Do you remember when Em was a tiny baby and she got a life threatening infection in her incision after her first open heart surgery?
She had been home about a month before she was taken by ambulance back to the hospital where the attending doctor told me her life could easily go either way.
I think in all that we have been through with Emily, that was the most scared I have ever been.
In the weeks leading up to that day I asked every medical professional we saw to look at Emily's incision.
You might remember that I stopped Emily's pediatrician in the hallway at church and made him look at Em's incision, because I was worried something was wrong.
Everyone told me that she was fine, that her incision looked a little bit red, but it was fine.
And as I sat in the ambulance and prayed for my baby's life, I knew that I should have fought harder to be heard.
I've wondered since then if I would ever come in contact with a doctor who would listen to me - who would sincerely take the time to listen and actually hear my concerns, and base their care off of my concerns.
Up until last week I didn't think it would ever happen that way.
The longer Emily has been off of the formula that I'm now convinced she had an allergy to, the more frustrated I've been at the GI doctor and dietitian who told me over and over again that there was no way Emily had an allergy, and that they would not even consider changing her formula until she was two years old.
I'm frustrated that they blamed all of her throwing up and misery on reflux.
I'm frustrated that they continued to up the dosage of her incredibly expensive reflux medicine, knowing that it didn't do her any good.
I'm frustrated by a lot of things ...
...and after meeting with a new GI doctor last week for a second opinion, those initial frustrations have only increased - to the point where I'm considering writing a letter to both the original GI doctor and the hospital.
Did you know that the heart and the esophagus develop at the same time during gestation?
And did you know that if you have a baby with a heart defect there is a good chance you will also have a baby with esophageal problems?
I didn't know, and I'm surprised that out of all of the doctors we've seen, it took until Em was 15 months old for someone to tell me this.
Within just minutes of me telling the new GI doctor Emily's history she had given us a diagnosis - different than anything we have ever heard.

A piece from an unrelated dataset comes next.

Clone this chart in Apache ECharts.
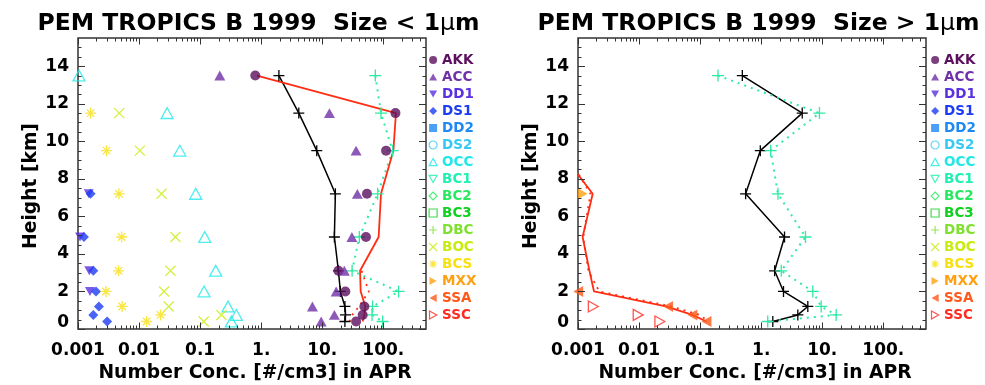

What everyone else said was reflux that Emily would eventually grow out of is actually esophageal spams.
And although her esophagus looks normal, it is far from normal.
My poor baby girl has been having these spasms multiple times a day, and every time it happened, she felt like she was choking and probably couldn't breath, and because she would panic everything seemed worse for her.
If you add in the probable allergy to her formula that made Emily throw up every single day of her life, our girl really didn't stand a chance.
For some reason the spasms are much worse in the morning, and while switching formulas made a world of difference, it wasn't enough to take away Emily's misery.
I could give you a list a page long of the differences we see in Emily now that she is on her new formula.
The GI doctor confirmed that changing formulas was the best thing we could ever have done for Em.
But the second best thing that's ever been done for Emily?
A new medication that the GI doctor gave us - one that relaxes Emily's esophagus.
I gave Emily her first dose of the medication last Wednesday evening, and have given it to her every evening since then.
My girl wakes up happy - happier than she's ever been.
She doesn't retch.
She doesn't arch her back.
She doesn't scream in pain.
She doesn't throw up.
And it doesn't take 20 minutes to calm her down once her body relaxes.
Emily hasn't thrown up a feed once in over two weeks, and in the last six weeks she's only thrown up a handful of times.
I threw the plastic table cloth away on Saturday.
And instead of sitting in our laps, miserable during every feed, our girl just wants to play.
The change has been dramatic - and I'll be forever grateful to a GI doctor who really heard what I was saying.
You can all sigh a big sigh of relief - on the count of three we can all sigh together.
It's only been four days, but I have hope that four days will turn into 40 days and then 400 days, and by then the last 11 months of Emily's life will be something I can laugh about, and I'll be able to say to Jason, "Remember when our daughter threw up every dang day of our lives?"
The best part of all will be that the question is in the past tense.